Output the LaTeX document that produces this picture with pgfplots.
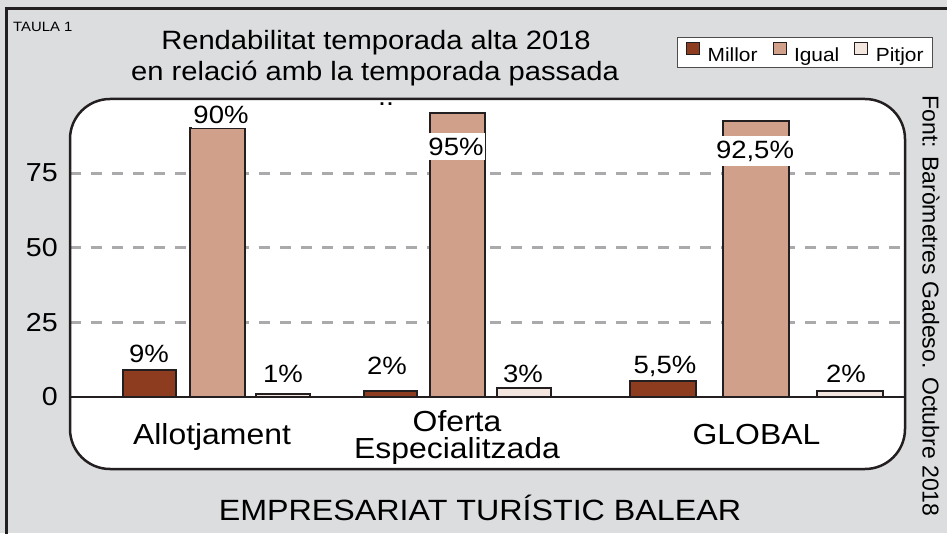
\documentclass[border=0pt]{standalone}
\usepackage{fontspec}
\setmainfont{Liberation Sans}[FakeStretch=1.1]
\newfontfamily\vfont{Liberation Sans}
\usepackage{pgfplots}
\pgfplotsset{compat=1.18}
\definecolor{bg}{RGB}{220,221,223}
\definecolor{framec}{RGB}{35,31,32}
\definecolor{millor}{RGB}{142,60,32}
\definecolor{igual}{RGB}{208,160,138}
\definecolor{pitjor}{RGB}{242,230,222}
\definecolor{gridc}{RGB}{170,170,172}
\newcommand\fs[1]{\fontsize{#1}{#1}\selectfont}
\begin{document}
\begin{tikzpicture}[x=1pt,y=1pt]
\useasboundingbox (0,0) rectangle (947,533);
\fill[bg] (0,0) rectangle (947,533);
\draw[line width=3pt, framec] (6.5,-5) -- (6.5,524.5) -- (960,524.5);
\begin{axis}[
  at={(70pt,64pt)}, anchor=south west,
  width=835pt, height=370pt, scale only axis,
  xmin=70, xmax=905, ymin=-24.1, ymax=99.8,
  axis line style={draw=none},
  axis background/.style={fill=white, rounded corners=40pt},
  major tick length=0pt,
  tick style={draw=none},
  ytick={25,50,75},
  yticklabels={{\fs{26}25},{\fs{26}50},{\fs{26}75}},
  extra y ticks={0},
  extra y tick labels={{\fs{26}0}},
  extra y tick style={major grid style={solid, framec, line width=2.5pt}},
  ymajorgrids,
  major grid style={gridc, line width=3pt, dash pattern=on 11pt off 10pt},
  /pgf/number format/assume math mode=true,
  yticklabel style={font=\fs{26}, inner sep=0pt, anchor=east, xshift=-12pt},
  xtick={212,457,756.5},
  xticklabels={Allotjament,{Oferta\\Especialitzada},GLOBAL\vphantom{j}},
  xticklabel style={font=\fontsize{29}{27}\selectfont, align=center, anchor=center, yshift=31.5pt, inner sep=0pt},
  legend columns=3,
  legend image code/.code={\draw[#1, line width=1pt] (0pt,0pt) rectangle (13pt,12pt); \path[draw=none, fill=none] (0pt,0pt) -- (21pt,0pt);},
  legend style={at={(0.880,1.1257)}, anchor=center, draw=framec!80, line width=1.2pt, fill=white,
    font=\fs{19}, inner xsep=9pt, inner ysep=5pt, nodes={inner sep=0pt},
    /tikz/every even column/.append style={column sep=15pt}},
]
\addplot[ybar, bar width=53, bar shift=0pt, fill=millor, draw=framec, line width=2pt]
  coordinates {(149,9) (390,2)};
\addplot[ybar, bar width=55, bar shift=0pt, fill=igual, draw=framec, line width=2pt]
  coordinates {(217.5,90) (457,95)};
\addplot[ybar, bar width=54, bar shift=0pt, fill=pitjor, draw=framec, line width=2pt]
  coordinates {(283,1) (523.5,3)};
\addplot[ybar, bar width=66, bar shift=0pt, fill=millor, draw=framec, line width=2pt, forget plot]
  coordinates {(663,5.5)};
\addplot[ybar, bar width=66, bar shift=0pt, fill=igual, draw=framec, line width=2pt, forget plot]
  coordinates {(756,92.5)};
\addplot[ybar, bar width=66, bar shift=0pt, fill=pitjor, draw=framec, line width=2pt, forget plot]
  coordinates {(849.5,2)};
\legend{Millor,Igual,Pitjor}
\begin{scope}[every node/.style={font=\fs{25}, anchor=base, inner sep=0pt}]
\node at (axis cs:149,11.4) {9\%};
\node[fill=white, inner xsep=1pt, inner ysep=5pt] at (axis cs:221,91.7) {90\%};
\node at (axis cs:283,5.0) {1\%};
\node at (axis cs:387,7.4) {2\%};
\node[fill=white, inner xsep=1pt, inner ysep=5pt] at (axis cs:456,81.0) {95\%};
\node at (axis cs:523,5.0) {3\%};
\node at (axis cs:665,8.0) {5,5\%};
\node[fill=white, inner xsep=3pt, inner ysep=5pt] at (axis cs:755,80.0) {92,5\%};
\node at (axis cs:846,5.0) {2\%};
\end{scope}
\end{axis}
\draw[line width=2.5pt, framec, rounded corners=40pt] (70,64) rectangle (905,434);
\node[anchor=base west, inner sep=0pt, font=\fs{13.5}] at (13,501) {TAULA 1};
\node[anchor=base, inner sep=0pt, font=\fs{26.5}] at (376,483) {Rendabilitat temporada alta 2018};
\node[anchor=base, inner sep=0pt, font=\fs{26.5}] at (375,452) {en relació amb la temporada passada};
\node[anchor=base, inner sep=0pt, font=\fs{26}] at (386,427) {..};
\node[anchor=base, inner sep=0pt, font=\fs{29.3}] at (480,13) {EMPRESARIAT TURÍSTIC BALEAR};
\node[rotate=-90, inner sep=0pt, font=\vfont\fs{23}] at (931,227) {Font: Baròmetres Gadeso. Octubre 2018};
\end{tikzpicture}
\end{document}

**What the task asks**
Output a faithful copy of the data, with each picture left out.

**Task answer**
Output the LaTeX document that produces this picture with pgfplots.
\documentclass[border=0pt]{standalone}
\usepackage{fontspec}
\setmainfont{Liberation Sans}[FakeStretch=1.1]
\newfontfamily\vfont{Liberation Sans}
\usepackage{pgfplots}
\pgfplotsset{compat=1.18}
\definecolor{bg}{RGB}{220,221,223}
\definecolor{framec}{RGB}{35,31,32}
\definecolor{millor}{RGB}{142,60,32}
\definecolor{igual}{RGB}{208,160,138}
\definecolor{pitjor}{RGB}{242,230,222}
\definecolor{gridc}{RGB}{170,170,172}
\newcommand\fs[1]{\fontsize{#1}{#1}\selectfont}
\begin{document}
\begin{tikzpicture}[x=1pt,y=1pt]
\useasboundingbox (0,0) rectangle (947,533);
\fill[bg] (0,0) rectangle (947,533);
\draw[line width=3pt, framec] (6.5,-5) -- (6.5,524.5) -- (960,524.5);
\begin{axis}[
  at={(70pt,64pt)}, anchor=south west,
  width=835pt, height=370pt, scale only axis,
  xmin=70, xmax=905, ymin=-24.1, ymax=99.8,
  axis line style={draw=none},
  axis background/.style={fill=white, rounded corners=40pt},
  major tick length=0pt,
  tick style={draw=none},
  ytick={25,50,75},
  yticklabels={{\fs{26}25},{\fs{26}50},{\fs{26}75}},
  extra y ticks={0},
  extra y tick labels={{\fs{26}0}},
  extra y tick style={major grid style={solid, framec, line width=2.5pt}},
  ymajorgrids,
  major grid style={gridc, line width=3pt, dash pattern=on 11pt off 10pt},
  /pgf/number format/assume math mode=true,
  yticklabel style={font=\fs{26}, inner sep=0pt, anchor=east, xshift=-12pt},
  xtick={212,457,756.5},
  xticklabels={Allotjament,{Oferta\\Especialitzada},GLOBAL\vphantom{j}},
  xticklabel style={font=\fontsize{29}{27}\selectfont, align=center, anchor=center, yshift=31.5pt, inner sep=0pt},
  legend columns=3,
  legend image code/.code={\draw[#1, line width=1pt] (0pt,0pt) rectangle (13pt,12pt); \path[draw=none, fill=none] (0pt,0pt) -- (21pt,0pt);},
  legend style={at={(0.880,1.1257)}, anchor=center, draw=framec!80, line width=1.2pt, fill=white,
    font=\fs{19}, inner xsep=9pt, inner ysep=5pt, nodes={inner sep=0pt},
    /tikz/every even column/.append style={column sep=15pt}},
]
\addplot[ybar, bar width=53, bar shift=0pt, fill=millor, draw=framec, line width=2pt]
  coordinates {(149,9) (390,2)};
\addplot[ybar, bar width=55, bar shift=0pt, fill=igual, draw=framec, line width=2pt]
  coordinates {(217.5,90) (457,95)};
\addplot[ybar, bar width=54, bar shift=0pt, fill=pitjor, draw=framec, line width=2pt]
  coordinates {(283,1) (523.5,3)};
\addplot[ybar, bar width=66, bar shift=0pt, fill=millor, draw=framec, line width=2pt, forget plot]
  coordinates {(663,5.5)};
\addplot[ybar, bar width=66, bar shift=0pt, fill=igual, draw=framec, line width=2pt, forget plot]
  coordinates {(756,92.5)};
\addplot[ybar, bar width=66, bar shift=0pt, fill=pitjor, draw=framec, line width=2pt, forget plot]
  coordinates {(849.5,2)};
\legend{Millor,Igual,Pitjor}
\begin{scope}[every node/.style={font=\fs{25}, anchor=base, inner sep=0pt}]
\node at (axis cs:149,11.4) {9\%};
\node[fill=white, inner xsep=1pt, inner ysep=5pt] at (axis cs:221,91.7) {90\%};
\node at (axis cs:283,5.0) {1\%};
\node at (axis cs:387,7.4) {2\%};
\node[fill=white, inner xsep=1pt, inner ysep=5pt] at (axis cs:456,81.0) {95\%};
\node at (axis cs:523,5.0) {3\%};
\node at (axis cs:665,8.0) {5,5\%};
\node[fill=white, inner xsep=3pt, inner ysep=5pt] at (axis cs:755,80.0) {92,5\%};
\node at (axis cs:846,5.0) {2\%};
\end{scope}
\end{axis}
\draw[line width=2.5pt, framec, rounded corners=40pt] (70,64) rectangle (905,434);
\node[anchor=base west, inner sep=0pt, font=\fs{13.5}] at (13,501) {TAULA 1};
\node[anchor=base, inner sep=0pt, font=\fs{26.5}] at (376,483) {Rendabilitat temporada alta 2018};
\node[anchor=base, inner sep=0pt, font=\fs{26.5}] at (375,452) {en relació amb la temporada passada};
\node[anchor=base, inner sep=0pt, font=\fs{26}] at (386,427) {..};
\node[anchor=base, inner sep=0pt, font=\fs{29.3}] at (480,13) {EMPRESARIAT TURÍSTIC BALEAR};
\node[rotate=-90, inner sep=0pt, font=\vfont\fs{23}] at (931,227) {Font: Baròmetres Gadeso. Octubre 2018};
\end{tikzpicture}
\end{document}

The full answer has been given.